Recent remarks that the Government is keeping a close watch on the market are fuelling speculation of more cooling measures.
Urban Redevelopment Authority data out yesterday showed that prices rose 2.2 per cent last year compared with a 2.7 per cent year-on-year expansion in 2019.
Those numbers pale against the boom year of 2018 when prices shot up 7.9 per cent.
Some analysts say it is still too early to make a call on cooling measures after only one quarter of strong growth but that could change if prices continue to grow at more than 2 per cent for another one to two quarters, noted Mr Wong Xian Yang, associate director of research for Singapore and South-east Asia at Cushman & Wakefield.
Ms Tricia Song, Colliers International’s research head for Singapore, sees prices and sales extending their rally this year but warned that the “spectre of more cooling measures – should prices outpace economic fundamentals – could temper that momentum”.
Meanwhile, new home sales fell 26 per cent in the fourth quarter from the previous three months, but developers eked out a small gain in overall sales for last year.

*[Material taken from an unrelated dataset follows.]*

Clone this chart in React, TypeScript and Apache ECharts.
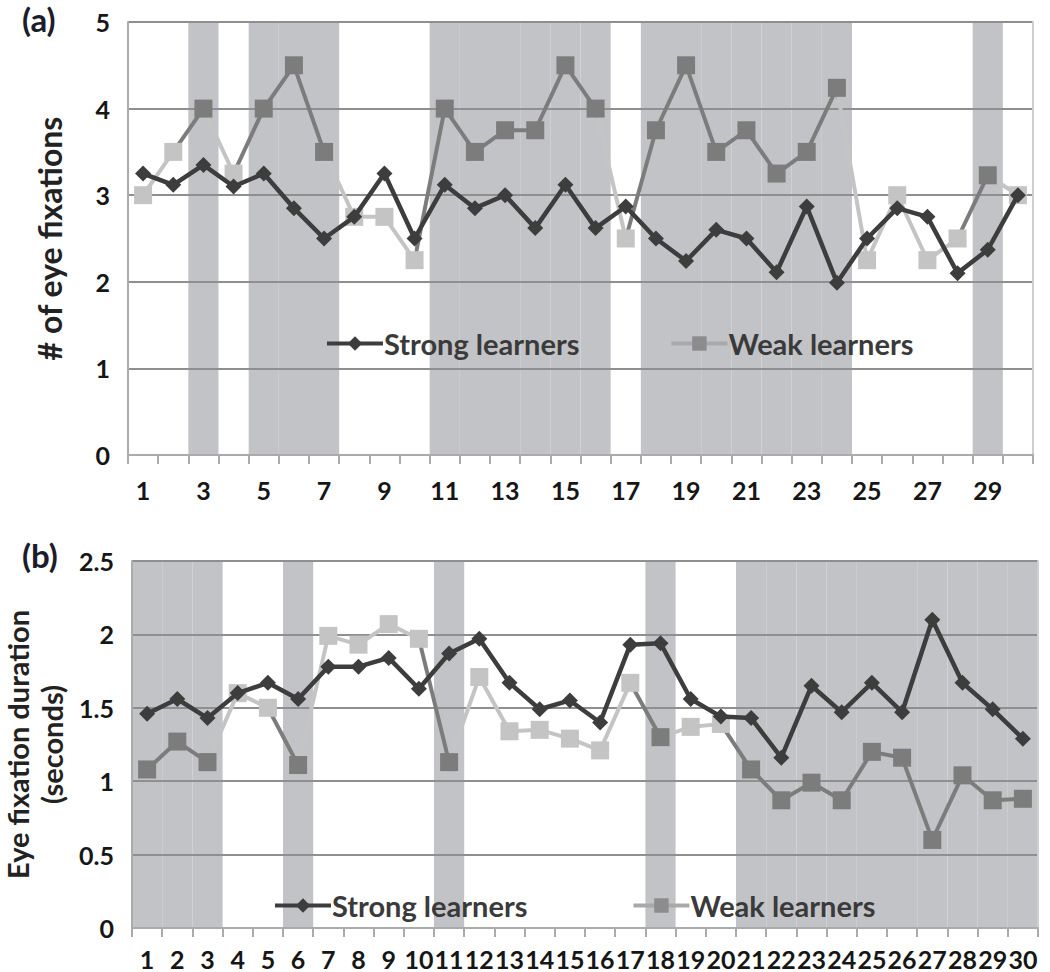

Developers moved 2,603 units, excluding executive condominium (EC) units, in the fourth quarter, down from 3,517 in the third, and 9,982 new homes for the year, up 0.7 per cent from a year earlier.

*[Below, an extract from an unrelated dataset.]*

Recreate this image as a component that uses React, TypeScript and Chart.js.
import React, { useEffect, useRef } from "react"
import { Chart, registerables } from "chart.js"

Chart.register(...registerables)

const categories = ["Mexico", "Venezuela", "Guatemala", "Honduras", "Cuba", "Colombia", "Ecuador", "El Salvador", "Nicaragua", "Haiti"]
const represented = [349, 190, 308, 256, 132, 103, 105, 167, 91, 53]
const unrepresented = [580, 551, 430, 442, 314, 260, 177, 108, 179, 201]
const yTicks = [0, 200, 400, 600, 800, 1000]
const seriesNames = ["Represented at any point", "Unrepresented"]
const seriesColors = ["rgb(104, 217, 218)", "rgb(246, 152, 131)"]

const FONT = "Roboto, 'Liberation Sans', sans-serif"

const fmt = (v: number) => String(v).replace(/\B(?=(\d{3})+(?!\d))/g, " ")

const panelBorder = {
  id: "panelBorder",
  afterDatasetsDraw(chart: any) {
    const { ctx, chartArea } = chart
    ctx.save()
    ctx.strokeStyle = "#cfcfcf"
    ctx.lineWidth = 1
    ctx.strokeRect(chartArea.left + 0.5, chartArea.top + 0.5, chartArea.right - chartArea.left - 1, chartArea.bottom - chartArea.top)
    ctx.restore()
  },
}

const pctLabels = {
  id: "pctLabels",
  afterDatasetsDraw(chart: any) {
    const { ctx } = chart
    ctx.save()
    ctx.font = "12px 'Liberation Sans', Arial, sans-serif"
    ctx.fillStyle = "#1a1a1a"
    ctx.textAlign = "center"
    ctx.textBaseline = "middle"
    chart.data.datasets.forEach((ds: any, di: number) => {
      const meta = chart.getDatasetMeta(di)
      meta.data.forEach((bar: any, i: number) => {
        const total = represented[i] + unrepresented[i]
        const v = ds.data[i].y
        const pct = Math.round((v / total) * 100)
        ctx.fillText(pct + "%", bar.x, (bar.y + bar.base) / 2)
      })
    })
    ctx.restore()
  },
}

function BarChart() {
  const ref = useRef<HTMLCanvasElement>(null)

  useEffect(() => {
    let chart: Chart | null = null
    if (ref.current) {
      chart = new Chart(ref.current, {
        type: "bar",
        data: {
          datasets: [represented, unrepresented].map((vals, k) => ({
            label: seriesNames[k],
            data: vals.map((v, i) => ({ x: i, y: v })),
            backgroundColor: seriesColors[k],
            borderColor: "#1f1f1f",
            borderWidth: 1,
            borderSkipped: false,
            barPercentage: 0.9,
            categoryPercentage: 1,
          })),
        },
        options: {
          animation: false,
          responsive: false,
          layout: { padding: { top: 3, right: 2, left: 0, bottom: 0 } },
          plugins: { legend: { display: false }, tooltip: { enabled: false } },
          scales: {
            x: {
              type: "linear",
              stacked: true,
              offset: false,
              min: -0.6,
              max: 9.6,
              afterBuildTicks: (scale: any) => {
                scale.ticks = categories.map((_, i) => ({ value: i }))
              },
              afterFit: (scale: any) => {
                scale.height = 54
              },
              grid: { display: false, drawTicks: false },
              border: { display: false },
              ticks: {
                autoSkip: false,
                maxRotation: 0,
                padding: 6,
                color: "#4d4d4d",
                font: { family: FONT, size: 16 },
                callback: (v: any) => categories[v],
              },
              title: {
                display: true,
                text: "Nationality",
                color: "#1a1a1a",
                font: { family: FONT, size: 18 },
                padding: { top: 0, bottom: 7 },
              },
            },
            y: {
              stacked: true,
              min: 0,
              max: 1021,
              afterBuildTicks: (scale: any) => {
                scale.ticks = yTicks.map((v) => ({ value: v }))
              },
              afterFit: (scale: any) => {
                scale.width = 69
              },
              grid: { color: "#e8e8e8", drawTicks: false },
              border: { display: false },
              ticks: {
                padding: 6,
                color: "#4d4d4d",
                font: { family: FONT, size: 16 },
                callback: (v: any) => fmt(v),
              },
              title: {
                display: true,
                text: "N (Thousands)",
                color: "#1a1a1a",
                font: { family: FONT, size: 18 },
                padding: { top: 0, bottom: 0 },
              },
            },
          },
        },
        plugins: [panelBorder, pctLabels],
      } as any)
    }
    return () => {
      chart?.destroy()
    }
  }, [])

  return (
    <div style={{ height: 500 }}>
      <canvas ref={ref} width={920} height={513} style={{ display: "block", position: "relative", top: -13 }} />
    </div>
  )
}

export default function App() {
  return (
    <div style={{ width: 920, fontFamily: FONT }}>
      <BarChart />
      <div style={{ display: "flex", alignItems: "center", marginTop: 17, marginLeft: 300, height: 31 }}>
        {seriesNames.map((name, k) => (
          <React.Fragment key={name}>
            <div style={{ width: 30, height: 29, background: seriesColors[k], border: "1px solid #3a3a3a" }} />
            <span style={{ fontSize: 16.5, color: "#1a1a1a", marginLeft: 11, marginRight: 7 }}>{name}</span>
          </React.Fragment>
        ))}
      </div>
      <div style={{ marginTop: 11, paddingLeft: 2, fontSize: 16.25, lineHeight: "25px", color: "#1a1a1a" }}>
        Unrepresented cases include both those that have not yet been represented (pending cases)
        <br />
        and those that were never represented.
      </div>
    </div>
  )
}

Robust demand in the primary market spilled over to the secondary one, with private resale transactions accounting for 61.3 per cent of all sales in the fourth quarter compared with 49.2 per cent in the previous quarter.
Resale volumes surged to 4,249 units in the fourth quarter from 3,467 in the third.
The figures for the year as a whole were even more impressive with resales jumping nearly 20 per cent to 10,729 compared with 8,949 in 2019.
More buyers are turning to the resale market because of “a widening price gap between new sales and resales, and a preference for larger older apartments due to the work-from-home trend. There could also be more demand for readily available housing given the delays in new home completions”, Ms Song said.
New launches set benchmark prices late last year and helped homes in the prime region rise 3.2 per cent in the fourth quarter after falling in the third.
Non-landed property in the city fringe or rest of central region jumped 4.4 per cent to carry on that sector’s rally, while homes in the suburbs or outside central region grew 1.8 per cent, driven by HDB upgraders, analysts said.
Private home rents dropped 0.6 per cent last year compared with a 1.4 per cent rise in 2019 although suburban rents gained 3 per cent. Rentals in the prime and city fringe areas fell.
Ms Song expects overall rents to stabilise: “While expats’ demand may decline due to job losses or pay cuts, rents are unlikely to crash as completions will be significantly below the 10-year historical annual average of 12,948 units, with potential delays.”
Developers launched 10,833 uncompleted private homes for sale last year compared with 11,345 in 2019 with 3,147 of those coming in the fourth quarter, a slight fall from the previous three months. There were 49,307 uncompleted private homes (excluding ECs) in the pipeline with planning approvals as at the end of the fourth quarter, compared with 50,369 in the previous quarter.
Developers still had 24,296 unsold units as at the end of the fourth quarter, compared with the 26,483 units in the previous quarter.